_Brief:_ In the material below, please retype the lines from the very first through the one with "return (xp - L) / PW", exactly and without pictures.

--- Start Rows ---

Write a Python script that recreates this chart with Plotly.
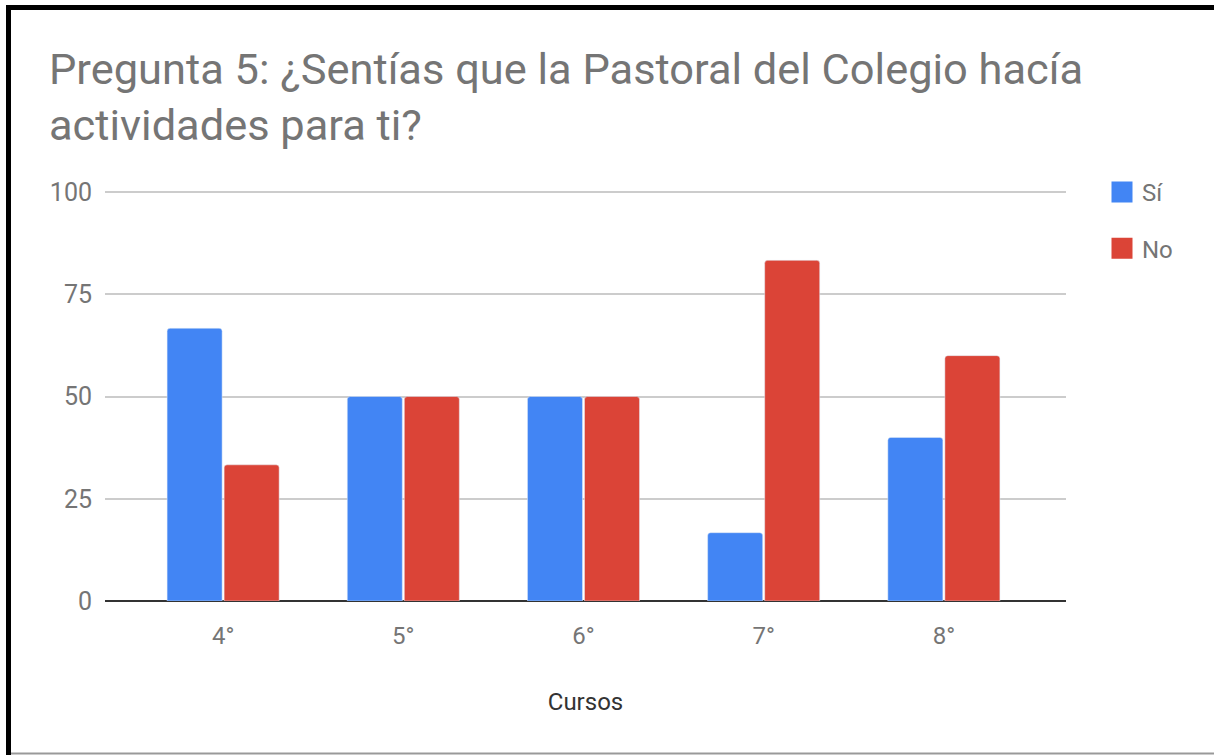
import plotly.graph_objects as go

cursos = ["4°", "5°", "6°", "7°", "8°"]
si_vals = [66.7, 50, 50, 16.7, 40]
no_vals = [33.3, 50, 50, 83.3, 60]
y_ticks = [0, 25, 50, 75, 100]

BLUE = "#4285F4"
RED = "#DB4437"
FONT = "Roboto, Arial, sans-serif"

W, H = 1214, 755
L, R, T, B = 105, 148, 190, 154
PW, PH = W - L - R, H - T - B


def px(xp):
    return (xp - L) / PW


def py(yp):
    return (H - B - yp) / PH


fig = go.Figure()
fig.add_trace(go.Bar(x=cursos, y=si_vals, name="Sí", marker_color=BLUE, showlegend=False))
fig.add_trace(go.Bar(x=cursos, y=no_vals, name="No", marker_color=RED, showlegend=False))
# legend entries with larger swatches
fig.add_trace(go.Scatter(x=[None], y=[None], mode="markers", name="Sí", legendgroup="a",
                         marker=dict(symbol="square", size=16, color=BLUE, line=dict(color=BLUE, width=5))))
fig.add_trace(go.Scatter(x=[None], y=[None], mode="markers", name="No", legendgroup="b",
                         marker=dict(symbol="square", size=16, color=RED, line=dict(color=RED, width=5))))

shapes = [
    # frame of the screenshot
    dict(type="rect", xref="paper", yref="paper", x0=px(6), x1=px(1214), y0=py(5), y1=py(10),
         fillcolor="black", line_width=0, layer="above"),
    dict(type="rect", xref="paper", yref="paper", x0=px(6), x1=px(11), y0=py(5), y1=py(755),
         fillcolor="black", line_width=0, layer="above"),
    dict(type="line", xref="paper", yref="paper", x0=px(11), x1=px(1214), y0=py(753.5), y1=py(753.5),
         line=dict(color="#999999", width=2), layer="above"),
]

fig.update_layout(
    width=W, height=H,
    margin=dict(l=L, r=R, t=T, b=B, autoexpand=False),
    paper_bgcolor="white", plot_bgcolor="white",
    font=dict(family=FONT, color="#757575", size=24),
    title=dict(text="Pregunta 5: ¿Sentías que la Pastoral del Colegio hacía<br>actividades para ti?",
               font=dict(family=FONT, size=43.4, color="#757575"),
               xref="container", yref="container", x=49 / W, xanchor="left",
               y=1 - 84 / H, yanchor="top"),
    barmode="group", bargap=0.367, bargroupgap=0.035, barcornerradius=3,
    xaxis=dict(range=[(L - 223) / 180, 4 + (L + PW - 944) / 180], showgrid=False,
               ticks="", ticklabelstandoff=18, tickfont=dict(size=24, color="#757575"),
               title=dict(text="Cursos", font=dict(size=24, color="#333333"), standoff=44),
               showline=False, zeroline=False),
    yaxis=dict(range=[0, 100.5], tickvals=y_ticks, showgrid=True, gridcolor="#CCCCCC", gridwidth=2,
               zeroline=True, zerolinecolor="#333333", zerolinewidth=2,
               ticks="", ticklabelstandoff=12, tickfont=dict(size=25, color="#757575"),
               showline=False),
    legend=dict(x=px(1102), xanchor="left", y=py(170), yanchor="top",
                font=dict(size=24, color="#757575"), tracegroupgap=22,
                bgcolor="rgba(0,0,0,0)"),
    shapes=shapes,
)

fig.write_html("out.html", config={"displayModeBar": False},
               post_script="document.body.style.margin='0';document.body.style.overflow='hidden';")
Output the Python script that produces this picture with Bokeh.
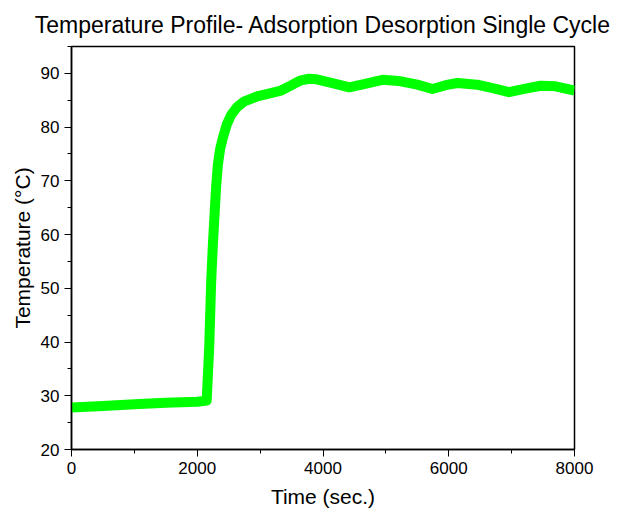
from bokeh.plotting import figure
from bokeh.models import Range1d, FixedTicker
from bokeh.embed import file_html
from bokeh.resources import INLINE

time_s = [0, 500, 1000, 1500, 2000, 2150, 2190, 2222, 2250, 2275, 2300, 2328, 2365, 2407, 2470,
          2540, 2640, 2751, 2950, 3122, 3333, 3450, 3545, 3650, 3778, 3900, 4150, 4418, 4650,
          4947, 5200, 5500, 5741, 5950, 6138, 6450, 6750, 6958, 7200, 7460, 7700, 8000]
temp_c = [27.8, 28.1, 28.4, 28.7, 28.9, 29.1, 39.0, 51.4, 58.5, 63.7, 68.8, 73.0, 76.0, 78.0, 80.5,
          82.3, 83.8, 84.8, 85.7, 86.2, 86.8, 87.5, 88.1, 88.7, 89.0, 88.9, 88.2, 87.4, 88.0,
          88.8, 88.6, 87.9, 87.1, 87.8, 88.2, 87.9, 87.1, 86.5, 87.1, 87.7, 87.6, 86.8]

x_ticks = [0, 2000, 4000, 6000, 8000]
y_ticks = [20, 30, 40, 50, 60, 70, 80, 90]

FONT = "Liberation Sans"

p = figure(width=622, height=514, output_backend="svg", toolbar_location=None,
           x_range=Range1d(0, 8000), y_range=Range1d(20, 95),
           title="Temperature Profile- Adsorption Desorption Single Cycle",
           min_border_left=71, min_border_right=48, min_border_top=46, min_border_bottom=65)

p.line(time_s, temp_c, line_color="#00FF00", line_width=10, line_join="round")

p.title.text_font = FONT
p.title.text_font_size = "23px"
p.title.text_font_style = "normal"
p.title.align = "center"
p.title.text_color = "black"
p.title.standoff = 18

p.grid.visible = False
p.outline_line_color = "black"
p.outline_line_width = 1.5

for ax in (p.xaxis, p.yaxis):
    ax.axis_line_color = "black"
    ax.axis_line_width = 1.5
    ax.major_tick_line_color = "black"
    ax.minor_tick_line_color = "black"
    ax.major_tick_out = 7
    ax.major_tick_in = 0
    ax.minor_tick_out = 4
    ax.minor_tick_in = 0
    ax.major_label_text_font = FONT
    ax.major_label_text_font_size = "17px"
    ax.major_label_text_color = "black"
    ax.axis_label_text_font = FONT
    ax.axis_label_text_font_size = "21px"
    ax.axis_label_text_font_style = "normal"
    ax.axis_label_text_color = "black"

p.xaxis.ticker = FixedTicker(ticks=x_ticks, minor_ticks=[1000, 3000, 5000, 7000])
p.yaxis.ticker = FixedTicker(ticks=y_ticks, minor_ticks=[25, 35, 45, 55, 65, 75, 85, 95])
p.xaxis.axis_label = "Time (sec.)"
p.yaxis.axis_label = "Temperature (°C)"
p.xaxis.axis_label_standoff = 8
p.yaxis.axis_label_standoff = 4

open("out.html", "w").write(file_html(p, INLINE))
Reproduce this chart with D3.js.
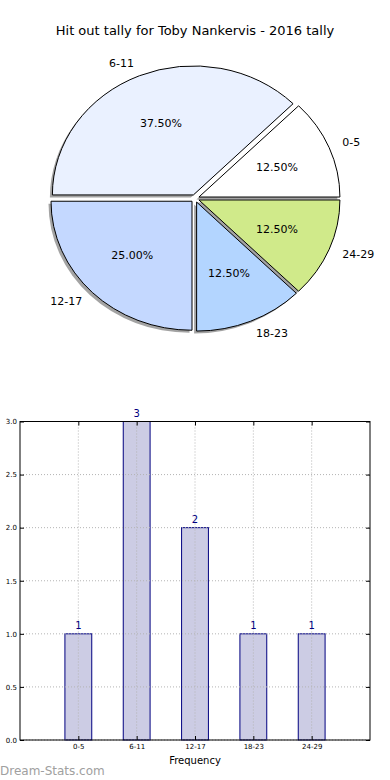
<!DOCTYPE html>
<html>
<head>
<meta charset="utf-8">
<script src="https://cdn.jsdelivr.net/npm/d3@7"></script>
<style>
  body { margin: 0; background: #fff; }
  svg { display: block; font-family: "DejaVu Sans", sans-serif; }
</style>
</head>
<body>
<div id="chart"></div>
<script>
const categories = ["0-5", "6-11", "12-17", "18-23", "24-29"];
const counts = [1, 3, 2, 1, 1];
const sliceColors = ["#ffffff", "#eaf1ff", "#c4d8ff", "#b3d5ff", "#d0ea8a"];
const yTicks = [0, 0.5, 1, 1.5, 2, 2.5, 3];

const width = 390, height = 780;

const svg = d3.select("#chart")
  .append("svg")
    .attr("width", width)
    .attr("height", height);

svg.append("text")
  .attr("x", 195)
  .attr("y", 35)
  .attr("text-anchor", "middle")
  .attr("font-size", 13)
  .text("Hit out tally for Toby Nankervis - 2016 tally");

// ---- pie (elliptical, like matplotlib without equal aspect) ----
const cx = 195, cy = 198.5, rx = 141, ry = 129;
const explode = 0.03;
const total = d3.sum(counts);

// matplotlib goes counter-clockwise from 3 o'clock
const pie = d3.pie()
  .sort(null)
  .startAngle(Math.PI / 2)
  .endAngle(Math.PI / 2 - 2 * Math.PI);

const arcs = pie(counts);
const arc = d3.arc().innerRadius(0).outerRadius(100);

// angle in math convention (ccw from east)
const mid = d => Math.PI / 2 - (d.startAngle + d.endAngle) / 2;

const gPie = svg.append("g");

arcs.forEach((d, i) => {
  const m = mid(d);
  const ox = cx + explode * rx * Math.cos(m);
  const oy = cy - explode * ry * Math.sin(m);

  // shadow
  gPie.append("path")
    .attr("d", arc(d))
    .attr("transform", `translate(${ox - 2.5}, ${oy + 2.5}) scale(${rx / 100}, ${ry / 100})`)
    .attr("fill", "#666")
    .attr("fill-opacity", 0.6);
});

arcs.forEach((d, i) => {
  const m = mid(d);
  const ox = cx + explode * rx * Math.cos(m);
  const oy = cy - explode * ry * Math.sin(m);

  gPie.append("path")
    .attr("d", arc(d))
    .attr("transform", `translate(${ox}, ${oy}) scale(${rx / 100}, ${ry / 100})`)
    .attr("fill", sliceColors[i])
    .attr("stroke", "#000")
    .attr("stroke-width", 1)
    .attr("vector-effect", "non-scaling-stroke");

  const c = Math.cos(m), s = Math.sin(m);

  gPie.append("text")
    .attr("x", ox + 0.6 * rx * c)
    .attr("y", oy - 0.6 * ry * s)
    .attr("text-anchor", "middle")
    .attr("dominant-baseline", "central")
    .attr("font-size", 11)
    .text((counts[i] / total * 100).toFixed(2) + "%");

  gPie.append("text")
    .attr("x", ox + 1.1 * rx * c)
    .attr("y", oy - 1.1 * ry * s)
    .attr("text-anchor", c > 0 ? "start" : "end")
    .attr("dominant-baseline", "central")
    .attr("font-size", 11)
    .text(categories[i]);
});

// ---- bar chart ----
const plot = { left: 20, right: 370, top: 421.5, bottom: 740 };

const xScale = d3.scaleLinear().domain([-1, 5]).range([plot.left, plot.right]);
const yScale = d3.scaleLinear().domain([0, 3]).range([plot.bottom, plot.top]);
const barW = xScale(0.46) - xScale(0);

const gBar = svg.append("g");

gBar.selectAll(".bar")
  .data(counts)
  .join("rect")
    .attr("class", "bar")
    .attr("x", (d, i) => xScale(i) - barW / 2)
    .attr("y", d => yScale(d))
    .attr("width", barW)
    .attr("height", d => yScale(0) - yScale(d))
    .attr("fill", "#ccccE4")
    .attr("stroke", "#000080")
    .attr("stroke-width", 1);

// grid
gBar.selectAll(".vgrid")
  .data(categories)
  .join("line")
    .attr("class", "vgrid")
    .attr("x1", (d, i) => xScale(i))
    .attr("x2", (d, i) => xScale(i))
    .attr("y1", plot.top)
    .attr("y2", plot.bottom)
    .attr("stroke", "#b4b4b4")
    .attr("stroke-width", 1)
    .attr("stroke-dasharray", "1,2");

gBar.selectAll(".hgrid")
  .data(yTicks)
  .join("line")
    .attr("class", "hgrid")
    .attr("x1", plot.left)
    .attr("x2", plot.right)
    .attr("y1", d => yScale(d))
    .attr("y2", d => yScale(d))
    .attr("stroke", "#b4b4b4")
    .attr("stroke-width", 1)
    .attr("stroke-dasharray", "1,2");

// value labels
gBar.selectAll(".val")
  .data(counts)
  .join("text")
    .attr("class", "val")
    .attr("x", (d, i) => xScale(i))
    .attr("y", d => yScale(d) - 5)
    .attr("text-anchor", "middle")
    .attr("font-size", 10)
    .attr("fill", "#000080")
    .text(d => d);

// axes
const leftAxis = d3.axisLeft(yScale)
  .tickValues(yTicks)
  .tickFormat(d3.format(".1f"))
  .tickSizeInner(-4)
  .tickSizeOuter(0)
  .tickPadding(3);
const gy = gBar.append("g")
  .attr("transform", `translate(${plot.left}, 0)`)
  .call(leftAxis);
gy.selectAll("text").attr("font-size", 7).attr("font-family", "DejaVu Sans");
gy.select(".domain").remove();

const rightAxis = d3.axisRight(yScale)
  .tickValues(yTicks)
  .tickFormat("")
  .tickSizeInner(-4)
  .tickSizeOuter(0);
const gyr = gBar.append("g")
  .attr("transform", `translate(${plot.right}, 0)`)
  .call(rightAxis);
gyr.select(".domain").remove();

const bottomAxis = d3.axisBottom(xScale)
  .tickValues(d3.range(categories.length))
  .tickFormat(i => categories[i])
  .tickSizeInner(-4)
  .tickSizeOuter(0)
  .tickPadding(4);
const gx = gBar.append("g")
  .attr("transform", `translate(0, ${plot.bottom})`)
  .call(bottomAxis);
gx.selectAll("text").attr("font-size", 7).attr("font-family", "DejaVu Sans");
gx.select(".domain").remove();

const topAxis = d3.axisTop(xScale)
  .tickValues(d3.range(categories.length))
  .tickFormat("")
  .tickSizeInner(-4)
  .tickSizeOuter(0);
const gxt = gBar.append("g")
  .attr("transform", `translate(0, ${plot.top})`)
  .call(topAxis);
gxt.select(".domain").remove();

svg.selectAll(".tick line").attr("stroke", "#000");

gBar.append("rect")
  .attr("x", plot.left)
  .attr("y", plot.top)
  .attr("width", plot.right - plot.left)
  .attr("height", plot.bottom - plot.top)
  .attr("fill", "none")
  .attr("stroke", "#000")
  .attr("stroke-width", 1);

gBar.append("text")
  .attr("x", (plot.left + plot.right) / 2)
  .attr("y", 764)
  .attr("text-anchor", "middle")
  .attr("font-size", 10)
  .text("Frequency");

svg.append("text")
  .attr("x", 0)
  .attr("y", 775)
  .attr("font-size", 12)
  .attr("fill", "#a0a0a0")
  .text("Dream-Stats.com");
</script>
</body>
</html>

--- End Rows ---

_Worked solution:_
Write a Python script that recreates this chart with Plotly.
import plotly.graph_objects as go

cursos = ["4°", "5°", "6°", "7°", "8°"]
si_vals = [66.7, 50, 50, 16.7, 40]
no_vals = [33.3, 50, 50, 83.3, 60]
y_ticks = [0, 25, 50, 75, 100]

BLUE = "#4285F4"
RED = "#DB4437"
FONT = "Roboto, Arial, sans-serif"

W, H = 1214, 755
L, R, T, B = 105, 148, 190, 154
PW, PH = W - L - R, H - T - B


def px(xp):
    return (xp - L) / PW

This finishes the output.